EXERCISE
Repeat all the material exactly; pictures stay out of your copy.

>> START

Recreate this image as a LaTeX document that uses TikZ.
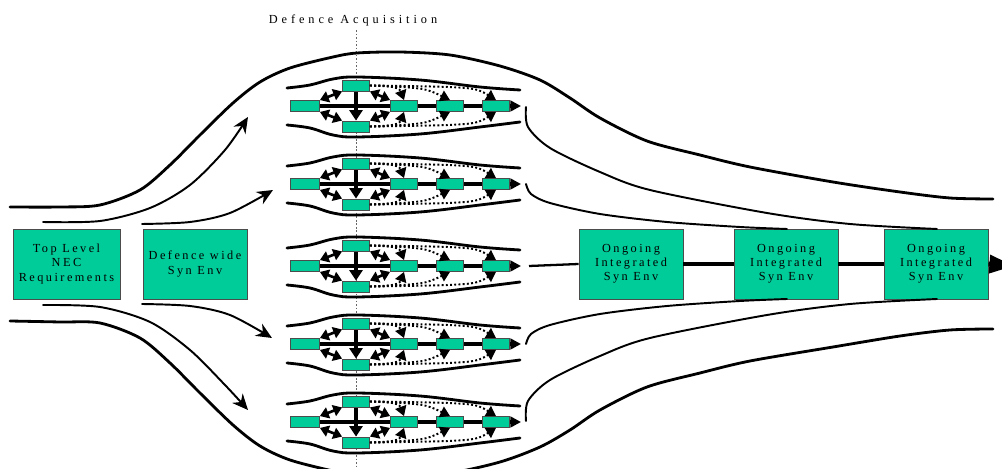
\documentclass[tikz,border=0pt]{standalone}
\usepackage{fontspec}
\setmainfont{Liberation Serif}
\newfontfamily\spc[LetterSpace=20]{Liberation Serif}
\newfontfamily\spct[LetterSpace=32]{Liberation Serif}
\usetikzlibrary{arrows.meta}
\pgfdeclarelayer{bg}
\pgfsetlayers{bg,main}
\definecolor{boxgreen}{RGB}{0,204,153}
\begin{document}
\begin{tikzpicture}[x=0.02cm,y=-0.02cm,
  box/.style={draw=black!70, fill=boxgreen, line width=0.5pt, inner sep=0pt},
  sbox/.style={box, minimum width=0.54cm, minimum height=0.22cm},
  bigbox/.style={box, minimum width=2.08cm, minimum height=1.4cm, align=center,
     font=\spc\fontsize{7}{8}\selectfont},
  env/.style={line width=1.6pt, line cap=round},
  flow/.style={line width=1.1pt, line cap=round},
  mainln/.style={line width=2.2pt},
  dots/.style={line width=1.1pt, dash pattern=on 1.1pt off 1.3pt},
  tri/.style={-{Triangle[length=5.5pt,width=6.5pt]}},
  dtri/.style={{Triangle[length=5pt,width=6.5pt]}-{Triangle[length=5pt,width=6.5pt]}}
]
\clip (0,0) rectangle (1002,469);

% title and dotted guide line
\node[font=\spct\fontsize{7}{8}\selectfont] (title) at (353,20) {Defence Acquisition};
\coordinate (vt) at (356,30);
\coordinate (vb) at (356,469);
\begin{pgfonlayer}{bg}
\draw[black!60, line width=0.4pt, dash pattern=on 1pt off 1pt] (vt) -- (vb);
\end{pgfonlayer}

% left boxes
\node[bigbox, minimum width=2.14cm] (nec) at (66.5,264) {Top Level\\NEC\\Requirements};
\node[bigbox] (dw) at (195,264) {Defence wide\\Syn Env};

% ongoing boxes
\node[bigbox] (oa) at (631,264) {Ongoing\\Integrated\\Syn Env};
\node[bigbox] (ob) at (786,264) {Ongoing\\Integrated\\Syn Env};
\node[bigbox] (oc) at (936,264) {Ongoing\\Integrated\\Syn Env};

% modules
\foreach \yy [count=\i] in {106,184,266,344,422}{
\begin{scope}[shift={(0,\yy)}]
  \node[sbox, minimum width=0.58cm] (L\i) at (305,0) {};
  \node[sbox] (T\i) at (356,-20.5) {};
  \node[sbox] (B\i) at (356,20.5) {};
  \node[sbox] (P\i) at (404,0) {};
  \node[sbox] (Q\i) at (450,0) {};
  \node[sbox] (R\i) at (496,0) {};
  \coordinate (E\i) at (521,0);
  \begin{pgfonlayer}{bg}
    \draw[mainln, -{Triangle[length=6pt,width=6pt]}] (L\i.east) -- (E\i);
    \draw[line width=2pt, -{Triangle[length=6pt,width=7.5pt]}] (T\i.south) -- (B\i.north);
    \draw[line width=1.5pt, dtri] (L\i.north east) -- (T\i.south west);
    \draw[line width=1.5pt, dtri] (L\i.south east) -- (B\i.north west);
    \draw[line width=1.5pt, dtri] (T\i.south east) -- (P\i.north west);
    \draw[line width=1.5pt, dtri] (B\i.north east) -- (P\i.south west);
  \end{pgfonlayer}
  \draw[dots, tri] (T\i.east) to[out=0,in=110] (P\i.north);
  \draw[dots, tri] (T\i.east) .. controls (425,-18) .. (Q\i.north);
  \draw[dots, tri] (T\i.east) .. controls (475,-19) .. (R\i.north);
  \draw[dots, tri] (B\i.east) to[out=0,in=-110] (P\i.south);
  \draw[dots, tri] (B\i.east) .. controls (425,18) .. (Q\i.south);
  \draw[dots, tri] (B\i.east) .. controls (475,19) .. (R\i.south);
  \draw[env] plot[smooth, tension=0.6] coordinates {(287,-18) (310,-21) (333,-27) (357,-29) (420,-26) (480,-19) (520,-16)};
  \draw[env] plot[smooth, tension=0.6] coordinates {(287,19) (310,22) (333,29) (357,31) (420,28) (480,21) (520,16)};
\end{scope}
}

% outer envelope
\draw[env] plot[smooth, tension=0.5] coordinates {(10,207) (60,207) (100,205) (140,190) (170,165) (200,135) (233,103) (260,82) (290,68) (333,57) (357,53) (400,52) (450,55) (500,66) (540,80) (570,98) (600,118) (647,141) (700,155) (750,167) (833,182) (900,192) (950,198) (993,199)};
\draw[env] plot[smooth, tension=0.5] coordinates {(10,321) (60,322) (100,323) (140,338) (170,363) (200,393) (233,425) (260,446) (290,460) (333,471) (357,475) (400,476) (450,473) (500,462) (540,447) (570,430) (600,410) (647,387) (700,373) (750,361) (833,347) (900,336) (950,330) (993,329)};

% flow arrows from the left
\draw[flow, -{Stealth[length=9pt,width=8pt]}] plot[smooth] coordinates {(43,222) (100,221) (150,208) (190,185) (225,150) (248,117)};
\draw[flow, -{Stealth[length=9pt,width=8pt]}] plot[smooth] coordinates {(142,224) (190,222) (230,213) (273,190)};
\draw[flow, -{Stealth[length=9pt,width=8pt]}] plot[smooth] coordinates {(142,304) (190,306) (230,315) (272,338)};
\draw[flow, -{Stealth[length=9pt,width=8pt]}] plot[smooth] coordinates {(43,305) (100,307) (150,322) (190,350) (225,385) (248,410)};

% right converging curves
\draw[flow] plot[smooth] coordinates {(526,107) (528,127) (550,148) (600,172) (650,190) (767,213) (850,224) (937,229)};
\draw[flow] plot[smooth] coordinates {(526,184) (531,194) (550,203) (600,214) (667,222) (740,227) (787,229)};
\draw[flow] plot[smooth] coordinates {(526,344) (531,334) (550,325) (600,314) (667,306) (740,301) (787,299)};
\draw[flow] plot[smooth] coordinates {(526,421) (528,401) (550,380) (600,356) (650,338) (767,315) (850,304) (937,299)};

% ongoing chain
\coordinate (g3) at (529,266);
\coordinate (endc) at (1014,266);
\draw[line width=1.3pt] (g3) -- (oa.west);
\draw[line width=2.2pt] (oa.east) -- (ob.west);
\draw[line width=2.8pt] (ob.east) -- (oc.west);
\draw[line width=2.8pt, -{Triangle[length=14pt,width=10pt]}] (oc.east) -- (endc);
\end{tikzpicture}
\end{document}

>> END

TASK SOLUTION
Recreate this image as a LaTeX document that uses TikZ.
\documentclass[tikz,border=0pt]{standalone}
\usepackage{fontspec}
\setmainfont{Liberation Serif}
\newfontfamily\spc[LetterSpace=20]{Liberation Serif}
\newfontfamily\spct[LetterSpace=32]{Liberation Serif}
\usetikzlibrary{arrows.meta}
\pgfdeclarelayer{bg}
\pgfsetlayers{bg,main}
\definecolor{boxgreen}{RGB}{0,204,153}
\begin{document}
\begin{tikzpicture}[x=0.02cm,y=-0.02cm,
  box/.style={draw=black!70, fill=boxgreen, line width=0.5pt, inner sep=0pt},
  sbox/.style={box, minimum width=0.54cm, minimum height=0.22cm},
  bigbox/.style={box, minimum width=2.08cm, minimum height=1.4cm, align=center,
     font=\spc\fontsize{7}{8}\selectfont},
  env/.style={line width=1.6pt, line cap=round},
  flow/.style={line width=1.1pt, line cap=round},
  mainln/.style={line width=2.2pt},
  dots/.style={line width=1.1pt, dash pattern=on 1.1pt off 1.3pt},
  tri/.style={-{Triangle[length=5.5pt,width=6.5pt]}},
  dtri/.style={{Triangle[length=5pt,width=6.5pt]}-{Triangle[length=5pt,width=6.5pt]}}
]
\clip (0,0) rectangle (1002,469);

% title and dotted guide line
\node[font=\spct\fontsize{7}{8}\selectfont] (title) at (353,20) {Defence Acquisition};
\coordinate (vt) at (356,30);
\coordinate (vb) at (356,469);
\begin{pgfonlayer}{bg}
\draw[black!60, line width=0.4pt, dash pattern=on 1pt off 1pt] (vt) -- (vb);
\end{pgfonlayer}

% left boxes
\node[bigbox, minimum width=2.14cm] (nec) at (66.5,264) {Top Level\\NEC\\Requirements};
\node[bigbox] (dw) at (195,264) {Defence wide\\Syn Env};

% ongoing boxes
\node[bigbox] (oa) at (631,264) {Ongoing\\Integrated\\Syn Env};
\node[bigbox] (ob) at (786,264) {Ongoing\\Integrated\\Syn Env};
\node[bigbox] (oc) at (936,264) {Ongoing\\Integrated\\Syn Env};

% modules
\foreach \yy [count=\i] in {106,184,266,344,422}{
\begin{scope}[shift={(0,\yy)}]
  \node[sbox, minimum width=0.58cm] (L\i) at (305,0) {};
  \node[sbox] (T\i) at (356,-20.5) {};
  \node[sbox] (B\i) at (356,20.5) {};
  \node[sbox] (P\i) at (404,0) {};
  \node[sbox] (Q\i) at (450,0) {};
  \node[sbox] (R\i) at (496,0) {};
  \coordinate (E\i) at (521,0);
  \begin{pgfonlayer}{bg}
    \draw[mainln, -{Triangle[length=6pt,width=6pt]}] (L\i.east) -- (E\i);
    \draw[line width=2pt, -{Triangle[length=6pt,width=7.5pt]}] (T\i.south) -- (B\i.north);
    \draw[line width=1.5pt, dtri] (L\i.north east) -- (T\i.south west);
    \draw[line width=1.5pt, dtri] (L\i.south east) -- (B\i.north west);
    \draw[line width=1.5pt, dtri] (T\i.south east) -- (P\i.north west);
    \draw[line width=1.5pt, dtri] (B\i.north east) -- (P\i.south west);
  \end{pgfonlayer}
  \draw[dots, tri] (T\i.east) to[out=0,in=110] (P\i.north);
  \draw[dots, tri] (T\i.east) .. controls (425,-18) .. (Q\i.north);
  \draw[dots, tri] (T\i.east) .. controls (475,-19) .. (R\i.north);
  \draw[dots, tri] (B\i.east) to[out=0,in=-110] (P\i.south);
  \draw[dots, tri] (B\i.east) .. controls (425,18) .. (Q\i.south);
  \draw[dots, tri] (B\i.east) .. controls (475,19) .. (R\i.south);
  \draw[env] plot[smooth, tension=0.6] coordinates {(287,-18) (310,-21) (333,-27) (357,-29) (420,-26) (480,-19) (520,-16)};
  \draw[env] plot[smooth, tension=0.6] coordinates {(287,19) (310,22) (333,29) (357,31) (420,28) (480,21) (520,16)};
\end{scope}
}

% outer envelope
\draw[env] plot[smooth, tension=0.5] coordinates {(10,207) (60,207) (100,205) (140,190) (170,165) (200,135) (233,103) (260,82) (290,68) (333,57) (357,53) (400,52) (450,55) (500,66) (540,80) (570,98) (600,118) (647,141) (700,155) (750,167) (833,182) (900,192) (950,198) (993,199)};
\draw[env] plot[smooth, tension=0.5] coordinates {(10,321) (60,322) (100,323) (140,338) (170,363) (200,393) (233,425) (260,446) (290,460) (333,471) (357,475) (400,476) (450,473) (500,462) (540,447) (570,430) (600,410) (647,387) (700,373) (750,361) (833,347) (900,336) (950,330) (993,329)};

% flow arrows from the left
\draw[flow, -{Stealth[length=9pt,width=8pt]}] plot[smooth] coordinates {(43,222) (100,221) (150,208) (190,185) (225,150) (248,117)};
\draw[flow, -{Stealth[length=9pt,width=8pt]}] plot[smooth] coordinates {(142,224) (190,222) (230,213) (273,190)};
\draw[flow, -{Stealth[length=9pt,width=8pt]}] plot[smooth] coordinates {(142,304) (190,306) (230,315) (272,338)};
\draw[flow, -{Stealth[length=9pt,width=8pt]}] plot[smooth] coordinates {(43,305) (100,307) (150,322) (190,350) (225,385) (248,410)};

% right converging curves
\draw[flow] plot[smooth] coordinates {(526,107) (528,127) (550,148) (600,172) (650,190) (767,213) (850,224) (937,229)};
\draw[flow] plot[smooth] coordinates {(526,184) (531,194) (550,203) (600,214) (667,222) (740,227) (787,229)};
\draw[flow] plot[smooth] coordinates {(526,344) (531,334) (550,325) (600,314) (667,306) (740,301) (787,299)};
\draw[flow] plot[smooth] coordinates {(526,421) (528,401) (550,380) (600,356) (650,338) (767,315) (850,304) (937,299)};

% ongoing chain
\coordinate (g3) at (529,266);
\coordinate (endc) at (1014,266);
\draw[line width=1.3pt] (g3) -- (oa.west);
\draw[line width=2.2pt] (oa.east) -- (ob.west);
\draw[line width=2.8pt] (ob.east) -- (oc.west);
\draw[line width=2.8pt, -{Triangle[length=14pt,width=10pt]}] (oc.east) -- (endc);
\end{tikzpicture}
\end{document}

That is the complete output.